Hi Robi Rahman, thanks for the welcome.
I do not know if has a predefined utility function, or if the functions simply have similar forms. If there is a utility function that provides utility for the AI to shutdown if some arbitrary “shutdown button” is pressed, then there exists a state where the “shutdown button” is being pressed at a very high probability (e.g. an office intern is in the process of pushing the “shutdown button”) that provides more expected utility than the current state. There is therefore an incentive for the AI to move towards that state (e.g. by convincing the office intern to push the “shutdown button”). If instead there was negative utility in the “shutdown button” being pressed, the AI is incentivized to prevent the button from being pressed. If instead the AI had no utility function for whether the “shutdown button” was pressed or not, but there somehow existed a code segment that caused the shutdown process to happen if the “shutdown button” was pressed, then there existed a daughter AGI that has slightly more efficient code if this code segment is omitted.

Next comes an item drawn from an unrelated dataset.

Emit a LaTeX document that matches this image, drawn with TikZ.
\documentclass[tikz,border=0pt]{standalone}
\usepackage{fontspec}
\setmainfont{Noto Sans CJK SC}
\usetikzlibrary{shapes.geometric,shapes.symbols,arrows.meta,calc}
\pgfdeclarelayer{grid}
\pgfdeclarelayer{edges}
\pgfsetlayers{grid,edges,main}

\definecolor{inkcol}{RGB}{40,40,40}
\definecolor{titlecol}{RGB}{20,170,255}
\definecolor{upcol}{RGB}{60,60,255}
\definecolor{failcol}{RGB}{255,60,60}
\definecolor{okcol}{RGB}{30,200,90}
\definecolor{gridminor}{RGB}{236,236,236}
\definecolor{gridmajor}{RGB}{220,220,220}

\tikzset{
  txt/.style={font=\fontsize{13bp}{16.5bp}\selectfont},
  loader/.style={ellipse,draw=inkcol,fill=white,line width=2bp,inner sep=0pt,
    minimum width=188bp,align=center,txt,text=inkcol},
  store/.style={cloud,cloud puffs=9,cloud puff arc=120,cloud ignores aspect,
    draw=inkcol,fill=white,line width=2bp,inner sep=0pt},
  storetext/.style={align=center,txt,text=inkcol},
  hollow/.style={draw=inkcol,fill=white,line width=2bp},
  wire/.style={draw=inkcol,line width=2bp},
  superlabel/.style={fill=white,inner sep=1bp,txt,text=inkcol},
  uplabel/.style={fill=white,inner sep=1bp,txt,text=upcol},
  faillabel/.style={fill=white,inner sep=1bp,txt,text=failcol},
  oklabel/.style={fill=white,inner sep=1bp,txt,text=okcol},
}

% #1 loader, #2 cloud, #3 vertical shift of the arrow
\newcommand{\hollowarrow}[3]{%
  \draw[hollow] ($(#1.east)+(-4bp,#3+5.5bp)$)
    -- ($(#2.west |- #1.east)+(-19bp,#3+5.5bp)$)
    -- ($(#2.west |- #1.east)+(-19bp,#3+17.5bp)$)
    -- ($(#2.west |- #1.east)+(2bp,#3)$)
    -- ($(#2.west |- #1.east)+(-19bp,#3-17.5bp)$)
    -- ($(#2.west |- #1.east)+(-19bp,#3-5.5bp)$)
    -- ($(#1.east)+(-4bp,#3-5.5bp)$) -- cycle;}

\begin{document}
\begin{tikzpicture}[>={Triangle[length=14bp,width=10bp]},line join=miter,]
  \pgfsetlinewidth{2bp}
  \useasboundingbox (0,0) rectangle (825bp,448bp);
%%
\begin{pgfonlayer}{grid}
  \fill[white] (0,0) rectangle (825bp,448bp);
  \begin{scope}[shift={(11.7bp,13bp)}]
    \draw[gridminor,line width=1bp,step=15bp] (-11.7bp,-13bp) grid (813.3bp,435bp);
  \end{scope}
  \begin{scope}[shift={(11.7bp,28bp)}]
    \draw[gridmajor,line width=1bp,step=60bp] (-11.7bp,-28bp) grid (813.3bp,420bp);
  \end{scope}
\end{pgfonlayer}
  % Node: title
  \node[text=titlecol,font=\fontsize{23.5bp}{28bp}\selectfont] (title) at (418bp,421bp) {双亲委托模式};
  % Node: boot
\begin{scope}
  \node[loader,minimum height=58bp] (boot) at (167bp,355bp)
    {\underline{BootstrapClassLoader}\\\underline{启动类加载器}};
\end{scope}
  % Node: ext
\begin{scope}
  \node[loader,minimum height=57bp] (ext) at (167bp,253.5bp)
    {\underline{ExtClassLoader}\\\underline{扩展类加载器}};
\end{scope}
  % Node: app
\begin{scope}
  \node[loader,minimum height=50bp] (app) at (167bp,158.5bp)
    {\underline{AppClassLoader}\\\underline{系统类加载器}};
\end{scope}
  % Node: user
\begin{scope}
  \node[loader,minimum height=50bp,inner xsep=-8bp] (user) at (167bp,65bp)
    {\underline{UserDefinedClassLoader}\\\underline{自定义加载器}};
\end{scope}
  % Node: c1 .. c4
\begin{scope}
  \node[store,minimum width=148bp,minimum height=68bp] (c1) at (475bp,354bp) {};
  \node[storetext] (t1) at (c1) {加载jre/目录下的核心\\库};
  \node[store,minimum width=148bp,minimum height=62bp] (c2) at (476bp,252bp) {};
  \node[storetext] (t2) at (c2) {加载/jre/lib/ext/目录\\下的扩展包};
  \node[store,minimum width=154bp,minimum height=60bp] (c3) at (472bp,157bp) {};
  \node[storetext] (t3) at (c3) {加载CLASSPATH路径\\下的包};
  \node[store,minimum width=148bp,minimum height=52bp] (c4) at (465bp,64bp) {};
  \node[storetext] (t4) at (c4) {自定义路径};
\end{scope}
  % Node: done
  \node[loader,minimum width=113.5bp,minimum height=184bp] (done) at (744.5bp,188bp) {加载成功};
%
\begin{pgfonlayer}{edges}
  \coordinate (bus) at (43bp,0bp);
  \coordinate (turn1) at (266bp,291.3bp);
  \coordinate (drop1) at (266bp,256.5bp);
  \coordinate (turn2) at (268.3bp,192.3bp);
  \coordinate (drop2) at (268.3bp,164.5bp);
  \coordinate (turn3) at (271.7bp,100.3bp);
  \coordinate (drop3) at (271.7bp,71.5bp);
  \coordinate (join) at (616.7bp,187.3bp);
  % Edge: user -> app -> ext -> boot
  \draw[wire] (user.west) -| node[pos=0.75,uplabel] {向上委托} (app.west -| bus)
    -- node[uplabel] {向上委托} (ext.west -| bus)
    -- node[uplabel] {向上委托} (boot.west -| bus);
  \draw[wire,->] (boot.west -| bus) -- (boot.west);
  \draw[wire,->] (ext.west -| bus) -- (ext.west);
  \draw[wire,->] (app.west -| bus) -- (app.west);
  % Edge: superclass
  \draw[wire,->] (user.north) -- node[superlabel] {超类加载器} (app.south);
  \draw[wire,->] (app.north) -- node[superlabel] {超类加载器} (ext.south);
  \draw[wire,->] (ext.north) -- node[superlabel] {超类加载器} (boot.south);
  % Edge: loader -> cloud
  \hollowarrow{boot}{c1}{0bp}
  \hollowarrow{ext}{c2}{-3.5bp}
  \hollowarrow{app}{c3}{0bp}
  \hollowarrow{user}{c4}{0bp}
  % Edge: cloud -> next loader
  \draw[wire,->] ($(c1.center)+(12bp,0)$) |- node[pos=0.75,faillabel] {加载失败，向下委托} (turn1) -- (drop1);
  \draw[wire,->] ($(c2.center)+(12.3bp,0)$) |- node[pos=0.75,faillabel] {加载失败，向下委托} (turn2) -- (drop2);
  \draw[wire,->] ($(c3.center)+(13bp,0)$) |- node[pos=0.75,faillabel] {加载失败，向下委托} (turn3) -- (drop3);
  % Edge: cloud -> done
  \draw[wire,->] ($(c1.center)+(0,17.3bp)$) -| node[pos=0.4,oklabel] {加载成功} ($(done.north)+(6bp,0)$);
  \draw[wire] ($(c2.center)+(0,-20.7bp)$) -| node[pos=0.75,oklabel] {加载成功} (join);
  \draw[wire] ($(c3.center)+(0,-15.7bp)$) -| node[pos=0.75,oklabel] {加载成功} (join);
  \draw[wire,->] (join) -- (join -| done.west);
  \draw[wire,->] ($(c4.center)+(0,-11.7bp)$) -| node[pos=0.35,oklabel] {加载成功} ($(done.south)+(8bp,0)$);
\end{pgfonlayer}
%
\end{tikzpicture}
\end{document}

An AGI that has a utility function that provides utility for producing daughter AGIs that are more efficient versions of itself, is incentivized to produce such a daughter that has the “shutdown button” code segment removed.
There is a more detailed version of this description in https://intelligence.org/files/Corrigibility.pdf
I could be wrong about my conclusion about corrigiblity (and probably am), however it is my best intuition at this point.